*Required task:*
Pictures stay out of the copy; set down each line of the listing below exactly.
═══ Source excerpt
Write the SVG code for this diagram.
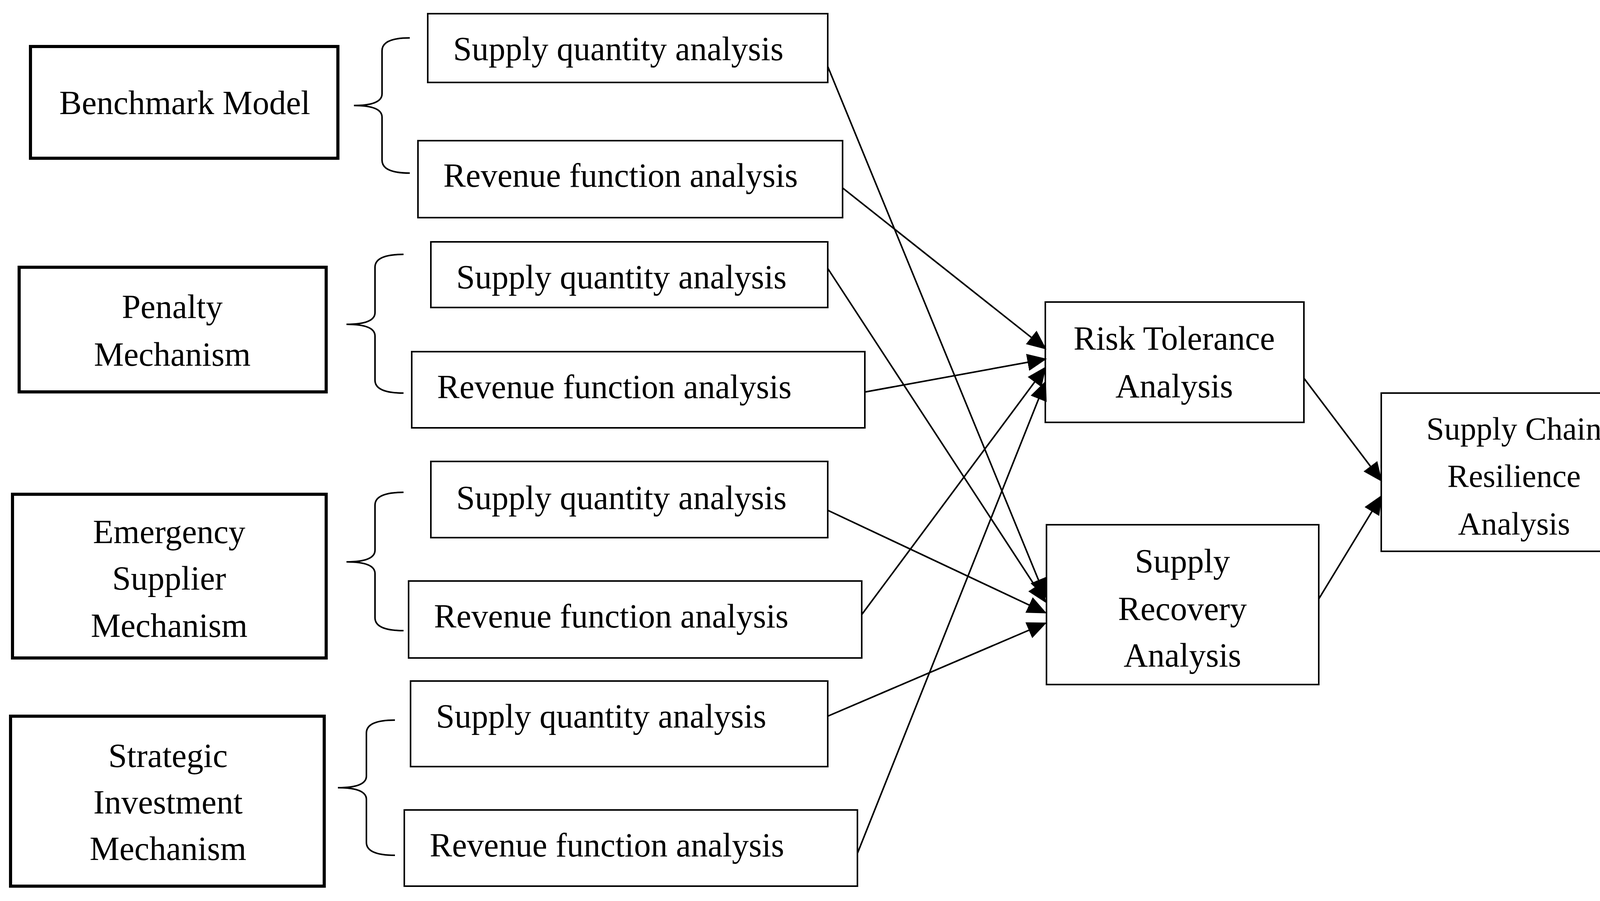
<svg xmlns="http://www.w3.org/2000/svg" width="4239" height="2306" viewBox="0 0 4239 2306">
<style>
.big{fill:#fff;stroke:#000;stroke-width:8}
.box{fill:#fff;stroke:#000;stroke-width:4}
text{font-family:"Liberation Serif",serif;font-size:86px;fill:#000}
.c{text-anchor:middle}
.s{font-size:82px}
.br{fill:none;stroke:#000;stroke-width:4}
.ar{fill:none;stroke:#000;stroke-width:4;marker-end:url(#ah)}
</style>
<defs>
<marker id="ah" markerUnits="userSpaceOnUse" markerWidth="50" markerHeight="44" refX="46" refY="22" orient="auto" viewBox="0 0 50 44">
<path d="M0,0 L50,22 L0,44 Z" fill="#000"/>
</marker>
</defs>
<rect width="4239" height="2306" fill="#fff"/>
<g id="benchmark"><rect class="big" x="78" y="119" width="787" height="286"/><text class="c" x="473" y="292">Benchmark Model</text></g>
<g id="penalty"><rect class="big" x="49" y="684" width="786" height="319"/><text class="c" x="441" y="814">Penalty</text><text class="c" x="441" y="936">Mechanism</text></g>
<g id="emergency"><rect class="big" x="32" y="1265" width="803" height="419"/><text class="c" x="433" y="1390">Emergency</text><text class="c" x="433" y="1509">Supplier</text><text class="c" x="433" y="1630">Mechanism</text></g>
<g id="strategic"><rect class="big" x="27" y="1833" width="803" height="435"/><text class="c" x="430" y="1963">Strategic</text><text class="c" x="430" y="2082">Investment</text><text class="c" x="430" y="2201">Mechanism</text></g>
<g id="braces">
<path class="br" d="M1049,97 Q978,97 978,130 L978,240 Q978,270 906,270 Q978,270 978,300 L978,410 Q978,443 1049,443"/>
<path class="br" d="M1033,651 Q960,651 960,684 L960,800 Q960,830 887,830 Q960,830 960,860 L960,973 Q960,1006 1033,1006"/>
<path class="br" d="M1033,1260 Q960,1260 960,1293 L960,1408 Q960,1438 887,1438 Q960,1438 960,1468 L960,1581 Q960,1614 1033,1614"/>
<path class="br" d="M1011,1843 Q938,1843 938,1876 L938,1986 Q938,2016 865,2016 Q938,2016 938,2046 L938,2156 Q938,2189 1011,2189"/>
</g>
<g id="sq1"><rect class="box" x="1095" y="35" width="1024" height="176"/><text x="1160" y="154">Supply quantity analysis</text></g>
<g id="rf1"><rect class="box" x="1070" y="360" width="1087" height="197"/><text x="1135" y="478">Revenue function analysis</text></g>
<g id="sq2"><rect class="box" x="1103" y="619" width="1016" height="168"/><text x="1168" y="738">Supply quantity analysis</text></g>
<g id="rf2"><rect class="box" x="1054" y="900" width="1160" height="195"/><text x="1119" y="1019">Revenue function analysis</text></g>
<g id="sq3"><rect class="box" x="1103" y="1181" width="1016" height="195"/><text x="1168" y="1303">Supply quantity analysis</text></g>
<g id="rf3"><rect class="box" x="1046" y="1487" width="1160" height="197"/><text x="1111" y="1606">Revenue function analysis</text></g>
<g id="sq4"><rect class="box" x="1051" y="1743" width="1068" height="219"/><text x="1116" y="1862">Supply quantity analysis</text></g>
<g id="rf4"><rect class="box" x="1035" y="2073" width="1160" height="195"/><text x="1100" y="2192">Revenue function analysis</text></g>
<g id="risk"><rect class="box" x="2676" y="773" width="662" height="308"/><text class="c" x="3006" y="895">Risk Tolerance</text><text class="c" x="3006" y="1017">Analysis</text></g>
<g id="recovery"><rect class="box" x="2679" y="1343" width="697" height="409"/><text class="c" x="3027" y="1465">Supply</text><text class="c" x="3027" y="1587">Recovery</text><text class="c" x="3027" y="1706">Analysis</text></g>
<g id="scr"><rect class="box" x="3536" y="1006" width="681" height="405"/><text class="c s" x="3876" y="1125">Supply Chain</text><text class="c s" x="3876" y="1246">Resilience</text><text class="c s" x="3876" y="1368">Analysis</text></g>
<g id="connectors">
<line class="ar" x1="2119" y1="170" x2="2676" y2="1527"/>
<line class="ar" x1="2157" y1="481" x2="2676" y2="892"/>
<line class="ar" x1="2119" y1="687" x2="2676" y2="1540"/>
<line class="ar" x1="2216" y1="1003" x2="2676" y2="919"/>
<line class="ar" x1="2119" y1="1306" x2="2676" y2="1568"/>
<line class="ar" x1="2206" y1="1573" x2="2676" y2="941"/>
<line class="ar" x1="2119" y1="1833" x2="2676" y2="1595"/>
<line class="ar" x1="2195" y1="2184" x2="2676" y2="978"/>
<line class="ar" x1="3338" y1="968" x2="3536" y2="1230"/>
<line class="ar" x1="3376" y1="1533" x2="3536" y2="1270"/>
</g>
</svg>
══════
*Completed task:*
Write the SVG code for this diagram.
<svg xmlns="http://www.w3.org/2000/svg" width="4239" height="2306" viewBox="0 0 4239 2306">
<style>
.big{fill:#fff;stroke:#000;stroke-width:8}
.box{fill:#fff;stroke:#000;stroke-width:4}
text{font-family:"Liberation Serif",serif;font-size:86px;fill:#000}
.c{text-anchor:middle}
.s{font-size:82px}
.br{fill:none;stroke:#000;stroke-width:4}
.ar{fill:none;stroke:#000;stroke-width:4;marker-end:url(#ah)}
</style>
<defs>
<marker id="ah" markerUnits="userSpaceOnUse" markerWidth="50" markerHeight="44" refX="46" refY="22" orient="auto" viewBox="0 0 50 44">
<path d="M0,0 L50,22 L0,44 Z" fill="#000"/>
</marker>
</defs>
<rect width="4239" height="2306" fill="#fff"/>
<g id="benchmark"><rect class="big" x="78" y="119" width="787" height="286"/><text class="c" x="473" y="292">Benchmark Model</text></g>
<g id="penalty"><rect class="big" x="49" y="684" width="786" height="319"/><text class="c" x="441" y="814">Penalty</text><text class="c" x="441" y="936">Mechanism</text></g>
<g id="emergency"><rect class="big" x="32" y="1265" width="803" height="419"/><text class="c" x="433" y="1390">Emergency</text><text class="c" x="433" y="1509">Supplier</text><text class="c" x="433" y="1630">Mechanism</text></g>
<g id="strategic"><rect class="big" x="27" y="1833" width="803" height="435"/><text class="c" x="430" y="1963">Strategic</text><text class="c" x="430" y="2082">Investment</text><text class="c" x="430" y="2201">Mechanism</text></g>
<g id="braces">
<path class="br" d="M1049,97 Q978,97 978,130 L978,240 Q978,270 906,270 Q978,270 978,300 L978,410 Q978,443 1049,443"/>
<path class="br" d="M1033,651 Q960,651 960,684 L960,800 Q960,830 887,830 Q960,830 960,860 L960,973 Q960,1006 1033,1006"/>
<path class="br" d="M1033,1260 Q960,1260 960,1293 L960,1408 Q960,1438 887,1438 Q960,1438 960,1468 L960,1581 Q960,1614 1033,1614"/>
<path class="br" d="M1011,1843 Q938,1843 938,1876 L938,1986 Q938,2016 865,2016 Q938,2016 938,2046 L938,2156 Q938,2189 1011,2189"/>
</g>
<g id="sq1"><rect class="box" x="1095" y="35" width="1024" height="176"/><text x="1160" y="154">Supply quantity analysis</text></g>
<g id="rf1"><rect class="box" x="1070" y="360" width="1087" height="197"/><text x="1135" y="478">Revenue function analysis</text></g>
<g id="sq2"><rect class="box" x="1103" y="619" width="1016" height="168"/><text x="1168" y="738">Supply quantity analysis</text></g>
<g id="rf2"><rect class="box" x="1054" y="900" width="1160" height="195"/><text x="1119" y="1019">Revenue function analysis</text></g>
<g id="sq3"><rect class="box" x="1103" y="1181" width="1016" height="195"/><text x="1168" y="1303">Supply quantity analysis</text></g>
<g id="rf3"><rect class="box" x="1046" y="1487" width="1160" height="197"/><text x="1111" y="1606">Revenue function analysis</text></g>
<g id="sq4"><rect class="box" x="1051" y="1743" width="1068" height="219"/><text x="1116" y="1862">Supply quantity analysis</text></g>
<g id="rf4"><rect class="box" x="1035" y="2073" width="1160" height="195"/><text x="1100" y="2192">Revenue function analysis</text></g>
<g id="risk"><rect class="box" x="2676" y="773" width="662" height="308"/><text class="c" x="3006" y="895">Risk Tolerance</text><text class="c" x="3006" y="1017">Analysis</text></g>
<g id="recovery"><rect class="box" x="2679" y="1343" width="697" height="409"/><text class="c" x="3027" y="1465">Supply</text><text class="c" x="3027" y="1587">Recovery</text><text class="c" x="3027" y="1706">Analysis</text></g>
<g id="scr"><rect class="box" x="3536" y="1006" width="681" height="405"/><text class="c s" x="3876" y="1125">Supply Chain</text><text class="c s" x="3876" y="1246">Resilience</text><text class="c s" x="3876" y="1368">Analysis</text></g>
<g id="connectors">
<line class="ar" x1="2119" y1="170" x2="2676" y2="1527"/>
<line class="ar" x1="2157" y1="481" x2="2676" y2="892"/>
<line class="ar" x1="2119" y1="687" x2="2676" y2="1540"/>
<line class="ar" x1="2216" y1="1003" x2="2676" y2="919"/>
<line class="ar" x1="2119" y1="1306" x2="2676" y2="1568"/>
<line class="ar" x1="2206" y1="1573" x2="2676" y2="941"/>
<line class="ar" x1="2119" y1="1833" x2="2676" y2="1595"/>
<line class="ar" x1="2195" y1="2184" x2="2676" y2="978"/>
<line class="ar" x1="3338" y1="968" x2="3536" y2="1230"/>
<line class="ar" x1="3376" y1="1533" x2="3536" y2="1270"/>
</g>
</svg>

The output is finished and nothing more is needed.